Notably, in this case, the Court found that this was indeed an “unnatural accumulation.” Here are the facts that led to denial of immunity under the Illinois law:
In early February 2011, a large snowstorm hit Carol Stream, producing snowfall in excess of 20 inches. On February 7, 2011, the snow removal and landscaping service hired by the association cleared snow and ice from the sidewalks of the complex. Eleven days later, on the morning of February 18, 2011, plaintiff left her condominium unit and was walking on the sidewalk behind the building on her way to the adjacent parking lot. As she was walking, she slipped and fell, suffering a fracture to her leg, knee, and hip. She filed suit, claiming that she fell on an unnatural accumulation of ice on the sidewalk. In her fourth amended complaint, she alleged, inter alia, that defendants were negligent in failing to properly direct the drainage of water and melted snow on the premises, failing to repair defective sidewalks, and failing to repair downspouts to prevent an unnatural accumulation of ice on the sidewalk. She additionally alleged that defendants failed to comply with various local building construction and maintenance codes.

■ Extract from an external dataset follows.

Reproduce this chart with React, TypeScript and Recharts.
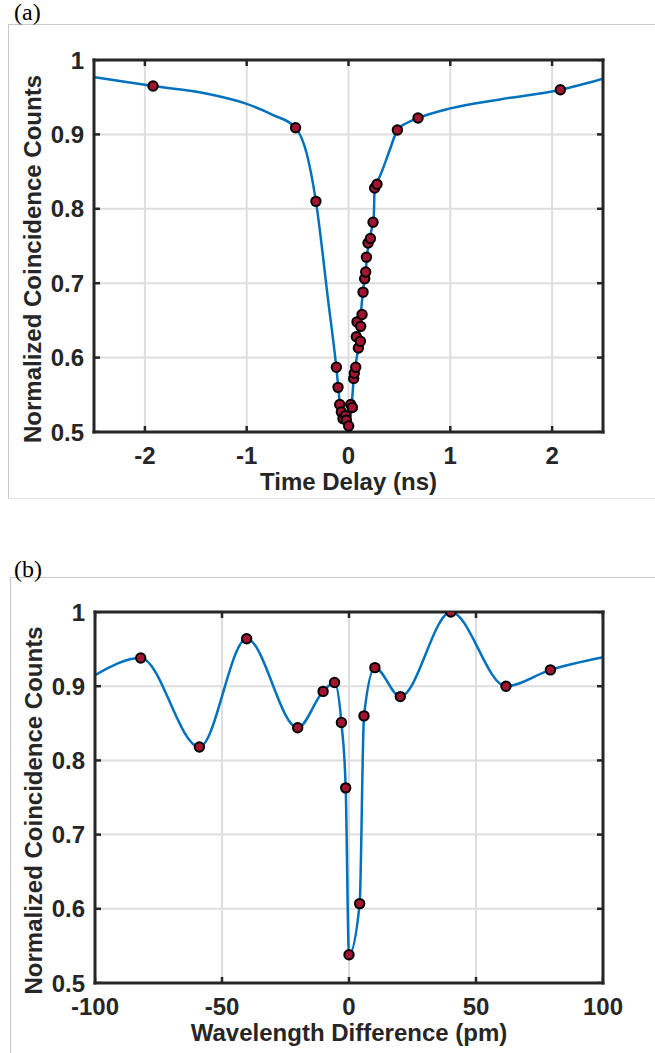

Thus, the key was that the defendants failed to remove the snow and ice mounds from the rear entrance sidewalk — a negligent performance of the snow removal contract that caused the unnatural accumulation on the sidewalk. Given the tenor of the opinion, there will be added pressure to settle even though the direct medical costs are claimed to reach roughly $1 million.